Howard Winik, who succeeds Michelle Hayward at the rep council helm, is excited by the imminent appointment of its first youth president.

“We have a very active JLGB but we want to get young people involved in leadership,” he said. “And we have students here from outside the city who we need to engage with in the hope that some might stay.”

In a move towards greater involvement of all ages in Liverpool Jewish life, this year’s Yom Ha’atzmaut celebration will be more family friendly.

A lifelong Liverpudlian, Mr Winik headed a busy local dental surgery. He sold the practice in 2003 and later worked as a specialist adviser and associate inspector for the Care Quality Commission. Appointed a magistrate in 1990, at the age of 31, he chaired the City bench from 2005-2007.

He is now retired, which will allow him to devote more time to rep council duties.

Mr Winik, a member of the city’s historic Princes Road Synagogue, said Liverpool Jewry faced the issues common to dwindling communities, although numbers had stabilised in recent years.

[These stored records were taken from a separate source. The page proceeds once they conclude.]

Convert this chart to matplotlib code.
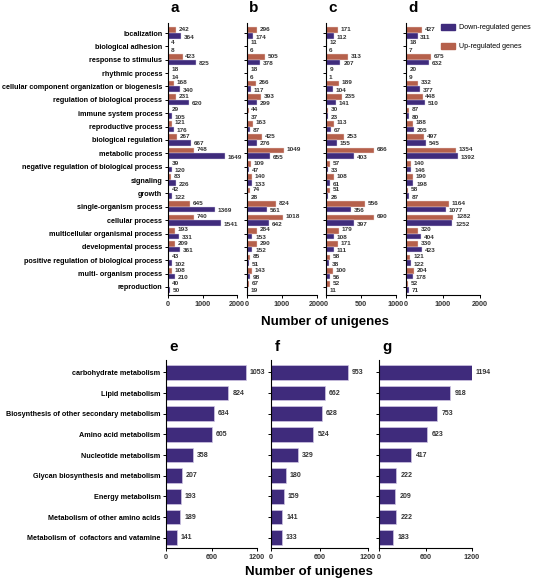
import matplotlib
matplotlib.use("Agg")
import matplotlib.pyplot as plt
from matplotlib.patches import Patch

plt.rcParams["font.family"] = ["Liberation Sans", "DejaVu Sans"]
plt.rcParams["font.weight"] = "bold"

W, H = 539, 583
DOWN = "#3f2b7c"
UP = "#b5604b"
TXT = "#333333"

# ---- GO terms (panels a-d) ----
go_terms = ["localization", "biological adhesion", "response to stimulus",
            "rhythmic process", "cellular component organization or biogenesis",
            "regulation of biological process", "immune system process",
            "reproductive process", "biological regulation", "metabolic process",
            "negative regulation of biological process", "signaling", "growth",
            "single-organism process", "cellular process",
            "multicellular organismal process", "developmental process",
            "positive regulation of biological process", "multi- organism process",
            "reproduction"]

a_up = [242, 4, 423, 18, 168, 231, 29, 121, 267, 748, 39, 83, 42, 645, 740, 193, 209, 43, 108, 40]
a_down = [364, 8, 825, 14, 340, 620, 105, 176, 667, 1649, 120, 226, 122, 1369, 1541, 331, 361, 102, 210, 50]
b_up = [296, 11, 505, 18, 266, 393, 44, 163, 425, 1049, 109, 140, 74, 824, 1018, 284, 290, 85, 143, 67]
b_down = [174, 6, 378, 6, 117, 299, 37, 87, 276, 655, 47, 133, 28, 561, 642, 153, 152, 51, 98, 19]
c_up = [171, 12, 313, 9, 189, 235, 30, 113, 253, 686, 57, 108, 51, 556, 690, 179, 171, 58, 100, 52]
c_down = [112, 6, 207, 1, 104, 141, 23, 67, 155, 403, 33, 61, 26, 356, 397, 108, 111, 38, 56, 11]
d_up = [427, 18, 675, 20, 332, 448, 87, 188, 497, 1354, 140, 190, 58, 1164, 1282, 320, 330, 121, 204, 52]
d_down = [311, 7, 632, 9, 377, 510, 80, 205, 545, 1392, 146, 198, 87, 1077, 1252, 404, 423, 122, 178, 71]

# ---- KEGG pathways (panels e-g) ----
kegg_terms = ["carbohydrate metabolism", "Lipid metabolism",
              "Biosynthesis of other secondary metabolism", "Amino acid metabolism",
              "Nucleotide metabolism", "Glycan biosynthesis and metabolism",
              "Energy metabolism", "Metabolism of other amino acids",
              "Metabolism of  cofactors and vatamine"]
e_vals = [1053, 824, 634, 605, 358, 207, 193, 189, 141]
f_vals = [953, 662, 628, 524, 329, 180, 159, 141, 133]
g_vals = [1194, 918, 753, 623, 417, 222, 209, 222, 183]

fig = plt.figure(figsize=(W / 100, H / 100), dpi=100)


def px_ax(x0, x1, y0, y1):
    return fig.add_axes([x0 / W, 1 - y1 / H, (x1 - x0) / W, (y1 - y0) / H])


def style(ax):
    for s in ("top", "right"):
        ax.spines[s].set_visible(False)
    for s in ("left", "bottom"):
        ax.spines[s].set_linewidth(0.8)
    ax.tick_params(length=2.5, width=0.7, pad=1.5, labelsize=5.2, colors="black")
    for lab in ax.get_xticklabels():
        lab.set_color(TXT)


def go_panel(x0, x1, up, down, xmax, ticks, letter, show_labels):
    ax = px_ax(x0, x1, 23, 295)
    n = len(go_terms)
    ys = list(range(n))
    hb = 0.42
    ax.barh([y - 0.21 for y in ys], up, height=hb, color=UP, edgecolor="#ead8d2", lw=0.3)
    ax.barh([y + 0.21 for y in ys], down, height=hb, color=DOWN, edgecolor="#d8d0e8", lw=0.3)
    for y, u, d in zip(ys, up, down):
        ax.annotate(str(u), (u, y - 0.27), xytext=(2, 0), textcoords="offset points",
                    ha="left", va="center", fontsize=4.6, color=TXT)
        ax.annotate(str(d), (d, y + 0.3), xytext=(2, 0), textcoords="offset points",
                    ha="left", va="center", fontsize=4.6, color=TXT)
    ax.set_ylim(n - 0.4, -0.75)
    ax.set_xlim(0, xmax)
    ax.set_xticks(ticks)
    ax.set_yticks(ys)
    if show_labels:
        ax.set_yticklabels(go_terms, fontsize=4.75, color=TXT)
    else:
        ax.set_yticklabels([])
    style(ax)
    ax.text(0.03, 1.03, letter, transform=ax.transAxes, fontsize=11,
            fontweight="bold", ha="left", va="bottom")
    return ax


go_panel(168, 237, a_up, a_down, 2000, [0, 1000, 2000], "a", True)
go_panel(247, 317, b_up, b_down, 2000, [0, 1000, 2000], "b", False)
go_panel(326, 396, c_up, c_down, 1000, [0, 500, 1000], "c", False)
go_panel(406, 480, d_up, d_down, 2000, [0, 1000, 2000], "d", False)

handles = [Patch(facecolor=DOWN, edgecolor=DOWN), Patch(facecolor=UP, edgecolor=UP)]
fig.legend(handles, ["Down-regulated genes", "Up-regulated genes"],
           loc="upper left", bbox_to_anchor=(438 / W, 1 - 21 / H), frameon=False,
           handlelength=2.0, handleheight=1.0, handletextpad=0.6, labelspacing=1.6,
           borderaxespad=0, prop={"weight": "normal", "size": 5.1})

fig.text(325 / W, 1 - 322 / H, "Number of unigenes", ha="center", va="center",
         fontsize=9.5, fontweight="bold")


def kegg_panel(x0, x1, vals, letter, show_labels):
    ax = px_ax(x0, x1, 360, 548)
    ys = list(range(len(kegg_terms)))
    ax.barh(ys, vals, height=0.72, color=DOWN, edgecolor="#cfc6e3", lw=0.5)
    for y, v in zip(ys, vals):
        ax.annotate(str(v), (v, y), xytext=(3, 0), textcoords="offset points",
                    ha="left", va="center", fontsize=5.0, color=TXT)
    ax.set_ylim(len(kegg_terms) - 0.5, -0.6)
    ax.set_xlim(0, 1200)
    ax.set_xticks([0, 600, 1200])
    ax.set_yticks(ys)
    if show_labels:
        ax.set_yticklabels(kegg_terms, fontsize=5.4, color=TXT)
    else:
        ax.set_yticklabels([])
    style(ax)
    ax.text(0.04, 1.03, letter, transform=ax.transAxes, fontsize=11,
            fontweight="bold", ha="left", va="bottom")
    return ax


kegg_panel(166, 257, e_vals, "e", True)
kegg_panel(271, 368, f_vals, "f", False)
kegg_panel(379, 472, g_vals, "g", False)

fig.text(309 / W, 1 - 572 / H, "Number of unigenes", ha="center", va="center",
         fontsize=9.5, fontweight="bold")

fig.savefig("out.png", dpi=100, facecolor="white")
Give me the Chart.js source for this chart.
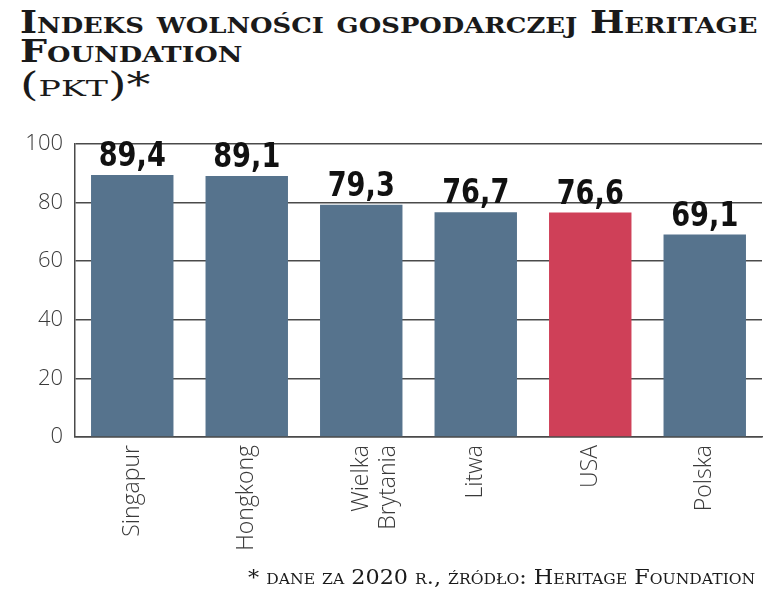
<!DOCTYPE html>
<html>
<head>
<meta charset="utf-8">
<script src="https://cdn.jsdelivr.net/npm/chart.js@4.4.0/dist/chart.umd.min.js"></script>
<style>
  html, body { margin: 0; padding: 0; background: #fff; }
  #wrap { position: relative; width: 782px; height: 593px; overflow: hidden; }
  #chart { position: absolute; left: 0; top: 0; }
  .serif {
    position: absolute; white-space: nowrap; color: #1a1a1a;
    font-family: "DejaVu Serif", serif; font-variant: small-caps;
    transform-origin: 0 0;
  }
  #t1 { left: 20px; top: 4px; font-weight: bold; font-size: 31px; }
  #t2 { left: 20px; top: 33px; font-weight: bold; font-size: 31px; }
  #unit { left: 20px; top: 65px; font-size: 33px; }
  #note { top: 565px; font-size: 20px; }
</style>
</head>
<body>
<div id="wrap">
  <span class="serif" id="t1">Indeks wolności gospodarczej Heritage</span>
  <span class="serif" id="t2">Foundation</span>
  <span class="serif" id="unit">(pkt)*</span>
  <canvas id="chart" width="782" height="593"></canvas>
  <span class="serif" id="note">* dane za 2020 r., źródło: Heritage Foundation</span>
</div>
<script>
"use strict";

// dane z wykresu
const countries = ["Singapur", "Hongkong", ["Wielka", "Brytania"], "Litwa", "USA", "Polska"];
const scores = [89.4, 89.1, 79.3, 76.7, 76.6, 69.1];
const yTicks = [0, 20, 40, 60, 80, 100];

const blue = "#56738d";
const red = "#cf4058";
const barColors = countries.map(c => c === "USA" ? red : blue);

// dopasowanie szerokości napisów (tytuł i stopka)
function fitWidth(id, left, width) {
    const el = document.getElementById(id);
    const w = el.offsetWidth;
    el.style.left = left + "px";
    el.style.transform = "scaleX(" + (width / w) + ")";
}
fitWidth("t1", 20, 737);
fitWidth("t2", 20, 222);
fitWidth("unit", 20, 130);
fitWidth("note", 248, 507);

// podpisy wartości nad słupkami
const valueLabels = {
    id: "valueLabels",
    afterDatasetsDraw(chart) {
        const ctx = chart.ctx;
        const meta = chart.getDatasetMeta(0);
        const sx = 0.8;
        ctx.save();
        ctx.font = "bold 34px 'DejaVu Sans', sans-serif";
        ctx.fillStyle = "#111";
        ctx.textAlign = "center";
        ctx.textBaseline = "alphabetic";
        meta.data.forEach((bar, i) => {
            const txt = scores[i].toFixed(1).replace(".", ",");
            ctx.save();
            ctx.translate(bar.x, bar.y - 9);
            ctx.scale(sx, 1);
            ctx.fillText(txt, 0, 0);
            ctx.restore();
        });
        ctx.restore();
    }
};

const ctx = document.getElementById("chart").getContext("2d");
const myChart = new Chart(ctx, {
    type: "bar",
    data: {
        labels: countries,
        datasets: [{
            data: scores,
            backgroundColor: barColors,
            borderWidth: 0,
            barPercentage: 0.72,
            categoryPercentage: 1.0
        }]
    },
    options: {
        responsive: false,
        animation: false,
        layout: { padding: { left: 0, right: 20, top: 144, bottom: 0 } },
        plugins: {
            legend: { display: false },
            tooltip: { enabled: false }
        },
        scales: {
            x: {
                grid: { display: false, drawTicks: false },
                border: { display: true, color: "#4a4a4a", width: 1.5 },
                ticks: {
                    color: "#3a3a3a",
                    font: { family: "'Open Sans', sans-serif", size: 23, weight: 300 },
                    minRotation: 90, maxRotation: 90,
                    padding: 8,
                    autoSkip: false
                },
                afterFit(scale) { scale.height = 593 - 437; }
            },
            y: {
                min: 0, max: 100,
                afterBuildTicks(scale) { scale.ticks = yTicks.map(v => ({ value: v })); },
                grid: { color: "#4a4a4a", lineWidth: 1.5, drawTicks: false },
                border: { display: true, color: "#4a4a4a", width: 1.5 },
                ticks: {
                    color: "#3a3a3a",
                    font: { family: "'Open Sans', sans-serif", size: 22, weight: 300 },
                    padding: 12
                },
                afterFit(scale) { scale.width = 75; }
            }
        }
    },
    plugins: [valueLabels]
});
</script>
</body>
</html>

“We have a fantastic infrastructure, including a seamless welfare provision from cradle to grave and the King David [schools] campus,” where he teaches Jewish studies on a voluntary basis.

“And there are a lot of people who are prepared to give up their time to work for the community. If people want to practice their Judaism, we have everything here for them.”

Mr Winik added that evidence of the high level of co-operation within the community was that his vice-chairs were Paul Levinson, chair of Liverpool Reform, and Paul Schwartz from the fledgling Masorti congregation.

Although local Jewish MPs Luciana Berger and Louise Ellman have been targets of antisemitism, Mr Winik maintained that Liverpool in general was “exemplary in terms of religious and racial tolerance. We have had very few antisemitic incidents.

“In these difficult times, it is so important that we keep the profile of the community high.”